The rise of video girls parallels hip hop’s golden age: American hip hop magazines such as XXL magazine and King appeared and featured voluptuous, attractive Black women on their covers (no equivalent popped up in the UK). They aesthetically defined an era with their looks. “A lot of these women actually felt empowered at the time,” says Davis. “They felt they had the fly haircuts, the makeup, the fashion labels and were earning thousands a day, gaining access to these artists that they otherwise wouldn’t have met.” On the surface, the girls were ripe and ready to shape the beauty standard.

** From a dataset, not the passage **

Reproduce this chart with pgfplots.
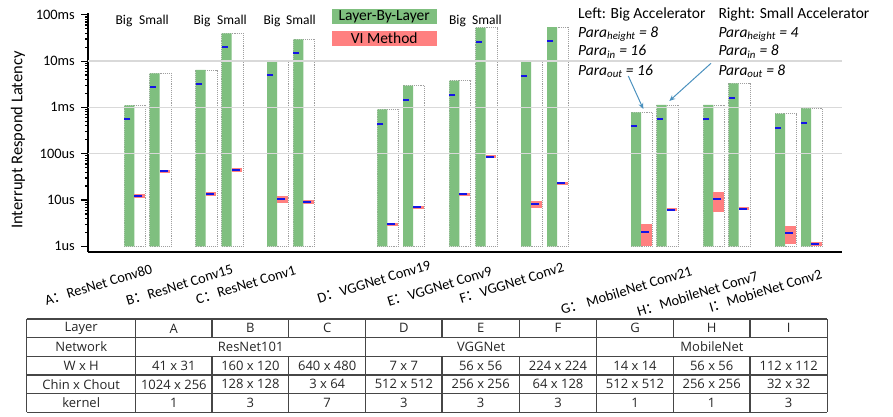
\documentclass[border=0pt]{standalone}
\usepackage{fontspec}
\setmainfont{Carlito}
\newfontfamily\cjk{Noto Sans CJK SC}
\newfontfamily\tabfont{Open Sans}
\usepackage{pgfplots}
\pgfplotsset{compat=1.18}
\usepackage{pgfplotstable}
\usetikzlibrary{arrows.meta}
\definecolor{lblgreen}{RGB}{127,191,127}
\definecolor{vired}{RGB}{255,128,128}
\definecolor{markblue}{RGB}{20,20,230}
\definecolor{arrowblue}{RGB}{75,145,190}
\definecolor{gridgray}{RGB}{217,217,217}
\definecolor{tabline}{RGB}{70,70,70}

% x = left edge of the green bar (layout position), values in microseconds
% top = Layer-By-Layer worst case, bg = Layer-By-Layer average
% lo/hi = VI Method range, br = VI Method average
\pgfplotstableread{
x     top    bg     lo    hi    br
124.3 1110   553    11.2  13.3  12.2
149.7 5450   2718   38.6  45.0  41.7
195.7 6425   3200   12.4  14.9  13.7
221.7 39800  20200  41.2  48.1  44.5
267.0 9900   5010   8.5   12.2  10.35
293.3 29600  14960  8.4   9.8   9.05
377.3 910    438    2.77  3.23  2.99
403.0 2944   1466   6.45  7.52  6.96
449.3 3775   1853   12.3  14.4  13.3
475.7 52600  25500  79.6  92.9  86
521.0 9900   4765   6.72  9.37  8.32
547.0 54500  27200  21.2  24.7  22.9
631.0 783    397    1.03  2.99  2.04
656.7 1127   570    5.71  6.66  6.17
703.3 1127   570    5.42  15.1  10.5
728.7 3315   1620   6.01  7.01  6.49
775.0 731    364    1.14  2.74  1.91
801.0 955    468    1.03  1.26  1.14
}\data

\newcommand\lab{\fontsize{14.4}{17}\selectfont}
\newcommand\ann{\fontsize{15.5}{18}\selectfont}
\newcommand\tab{\tabfont\fontsize{13}{15}\selectfont}

\begin{document}
\begin{tikzpicture}[x=1pt,y=1pt]
\useasboundingbox (0,0) rectangle (893,416);
\begin{axis}[
  at={(88pt,164pt)}, anchor=south west, scale only axis,
  width=754pt, height=239pt,
  xmin=88, xmax=842, ymode=log, ymin=0.753, ymax=109400,
  axis x line=bottom, axis y line=left, axis line style={-},
  x axis line style={line width=2pt},
  y axis line style={line width=1.2pt},
  xtick=\empty,
  ytick={1,10,100,1000,10000,100000},
  yticklabels={1us,10us,100us,1ms,10ms,100ms},
  tick align=outside, major tick length=7pt,
  ytick style={black, line width=1.2pt},
  yticklabel style={font=\lab, inner sep=0pt, xshift=-6pt},
  extra y ticks={100,1000,10000},
  extra y tick labels={},
  extra y tick style={grid=major, major tick length=0pt},
  major grid style={gridgray, line width=1.3pt},
  axis on top,
  clip=false,
]
\addplot[ybar, bar width=21.5pt, bar shift=0pt, log origin y=infty,
  draw=gray!75, line width=0.9pt, densely dotted, fill=white]
  table[x expr=\thisrow{x}+10.75, y=top] {\data};
\addplot[ybar, bar width=10pt, bar shift=0pt, draw=none, fill=lblgreen]
  table[x expr=\thisrow{x}+5, y=top] {\data};
\addplot[draw=none, mark=none,
  error bars/.cd, y dir=both, y explicit, error mark=none,
  error bar style={line width=10.5pt, draw=vired, solid}]
  table[x expr=\thisrow{x}+15.25, y=br,
        y error plus expr=\thisrow{hi}-\thisrow{br},
        y error minus expr=\thisrow{br}-\thisrow{lo}] {\data};
\addplot[only marks, mark=-, mark size=3pt,
  mark options={line width=2pt, draw=markblue}]
  table[x expr=\thisrow{x}+3, y=bg] {\data};
\addplot[only marks, mark=-, mark size=4pt,
  mark options={line width=2pt, draw=markblue}]
  table[x expr=\thisrow{x}+14, y=br] {\data};
\end{axis}

% y label
\node[rotate=90, font=\fontsize{16.5}{19}\selectfont] at (18,276) {Interrupt Respond Latency};

% Big / Small labels
\foreach \bx/\sx in {124/154, 202/232, 272/301, 457.5/487}{
  \node[anchor=base, font=\fontsize{13.5}{15}\selectfont, inner sep=0pt] at (\bx,391) {Big};
  \node[anchor=base, font=\fontsize{13.5}{15}\selectfont, inner sep=0pt] at (\sx,391) {Small};
}

% legend
\fill[lblgreen] (331.7,406.7) rectangle (436.7,392);
\node[font=\ann, inner sep=0pt] at (384.2,399.3) {Layer-By-Layer};
\fill[vired] (331.7,385) rectangle (436.7,370.3);
\node[font=\ann, inner sep=0pt] at (384.2,377.7) {VI Method};

% annotations
\begin{scope}[every node/.style={anchor=base west, inner sep=0pt, font=\ann}]
\node at (578,397.7) {Left: Big Accelerator};
\node at (578,378.7) {\textit{Para\textsubscript{height} = 8}};
\node at (578,360) {\textit{Para\textsubscript{in} = 16}};
\node at (578,341) {\textit{Para\textsubscript{out} = 16}};
\node at (718.3,397.7) {Right: Small Accelerator};
\node at (718.3,378.7) {\textit{Para\textsubscript{height} = 4}};
\node at (718.3,360) {\textit{Para\textsubscript{in} = 8}};
\node at (718.3,341) {\textit{Para\textsubscript{out} = 8}};
\end{scope}
\draw[arrowblue, line width=1pt, -{Stealth[length=6pt,width=5pt]}] (628.3,340) -- (643.3,307);
\draw[arrowblue, line width=1pt, -{Stealth[length=6pt,width=5pt]}] (711,352.7) -- (669.3,315);

% x category labels
\begin{scope}[every node/.style={anchor=base east, rotate=17, inner sep=0pt, font=\lab}]
\node at (153.3,143) {A{\cjk ：}ResNet Conv80};
\node at (234,142.5) {B{\cjk ：}ResNet Conv15};
\node at (296.7,142) {C{\cjk ：}ResNet Conv1};
\node at (431.7,147) {D{\cjk ：}VGGNet Conv19};
\node at (493,141) {E{\cjk ：}VGGNet Conv9};
\node at (565,144.3) {F{\cjk ：}VGGNet Conv2};
\node at (693,141) {G{\cjk ：}\ MobileNet Conv21};
\node at (759,136) {H{\cjk ：}MobileNet Conv7};
\node at (823,138) {I{\cjk ：}MobieNet Conv2};
\end{scope}

% table
\begin{scope}[tabline, line width=1.1pt]
\foreach \yy in {97,78.3,59.7,41,22.3,3.7} \draw (26.7,\yy) -- (827.3,\yy);
\foreach \xx in {26.7,135.7,365.7,596.7,827.3} \draw (\xx,97) -- (\xx,3.7);
\foreach \xx in {212,288.7,442,519.3,673.3,750} {
  \draw (\xx,97) -- (\xx,78.3);
  \draw (\xx,59.7) -- (\xx,3.7);
}
\end{scope}
\begin{scope}[every node/.style={inner sep=0pt, font=\tab, text=black!85}]
\node at (81.2,87.65) {Layer};
\node at (81.2,69) {Network};
\node at (81.2,50.35) {W x H};
\node at (81.2,31.65) {Chin x Chout};
\node at (81.2,13) {kernel};
\foreach \c/\t in {173.85/A, 250.35/B, 327.2/C, 403.85/D, 480.65/E, 558/F, 635/G, 711.65/H, 788.65/I}
  \node at (\c,87.65) {\t};
\node at (250.7,69) {ResNet101};
\node at (481.2,69) {VGGNet};
\node at (712,69) {MobileNet};
\foreach \c/\t in {173.85/41 x 31, 250.35/160 x 120, 327.2/640 x 480, 403.85/7 x 7, 480.65/56 x 56, 558/224 x 224, 635/14 x 14, 711.65/56 x 56, 788.65/112 x 112}
  \node at (\c,50.35) {\t};
\foreach \c/\t in {173.85/1024 x 256, 250.35/128 x 128, 327.2/3 x 64, 403.85/512 x 512, 480.65/256 x 256, 558/64 x 128, 635/512 x 512, 711.65/256 x 256, 788.65/32 x 32}
  \node at (\c,31.65) {\t};
\foreach \c/\t in {173.85/1, 250.35/3, 327.2/7, 403.85/3, 480.65/3, 558/3, 635/1, 711.65/1, 788.65/3}
  \node at (\c,13) {\t};
\end{scope}
\end{tikzpicture}
\end{document}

As a young teenager, I wasn’t able to unpack what it meant to be ingesting these provocative videos, or how it would shape my views of Black beauty. Like, seeing Nelly’s Tip Drill video for the first time with dozens of near-naked Black women lining a winding staircase and throwing it back – what’s that doing to a 9-year-old? I didn’t understand how skewed to the male gaze these videos were. I genuinely just saw beautiful Black women in all their glory, having fun, and the fullness of their features being worshipped. I thought about how rich and glistening their Black skin was and how good their hair looked – yes, mostly straight, but also with full curls, fros, braids and pixie cuts. I remember how brown and plump their lips looked. To this day my go-to lip look is brown liner and gloss – so video vixen-coded.
The objectification of Black women in these videos added to, and in some instances, created the hypersexualisation of us without any doubt. It also empowered Black women to seize what ‘sexy’ could be, when it seriously lacked in popular media. “I think it’s layered,” says Kenion. “I believe many video vixens helped Black women feel that their beauty was beautiful. I feel that as well as being for the male gaze, these women were also looked at by other women who saw them as beautiful and also saw themselves.”
“But of course, as time went on this also meant that other women felt that they didn’t have enough curves or boobs to be seen as sexy,” she adds. “Hip-hop videos objectified curvy bodies, and if you didn’t have that you might feel overlooked/less than. It’s impossible to keep up with the changing beauty standards.”
And nowadays, the switch has flipped. Now, Black features are so desired people are changing their natural looks to fit the aesthetic, they’re being consumed by mass media. Video vixens aren’t just characters in artists’ videos, they’re the artists themselves. Female rappers like Nicki Minaj, Cardi B, Megan Thee Stallion and Latto have taken the video vixen narrative and made it their own, brought them centre stage.
“But much of that credit should be given to the likes of 90s rappers such as Lil Kim and Trina,” notes Kenion. “While the term video vixen isn’t really used now, we of course still see women in music videos – not just hip hop but also R&B – and we are seeing men being surrounded by shapely women and now you can add to that the female rappers who are influencing the beauty standard by modifying their bodies.”
We’re now in an age where we see so many different types of beauty spread across the media – social and traditional – thanks to the continued globalisation of our culture. I’m glad that my nieces and nephews won’t rely on seeing Black women in videos to feel seen as beautiful or desired, but I don’t feel like having grown up consuming said content negatively affected me. In fact, it reinforced what I was told and shown by my family; Black women can be beautiful, attractive and incredibly sexy, and that’s on that.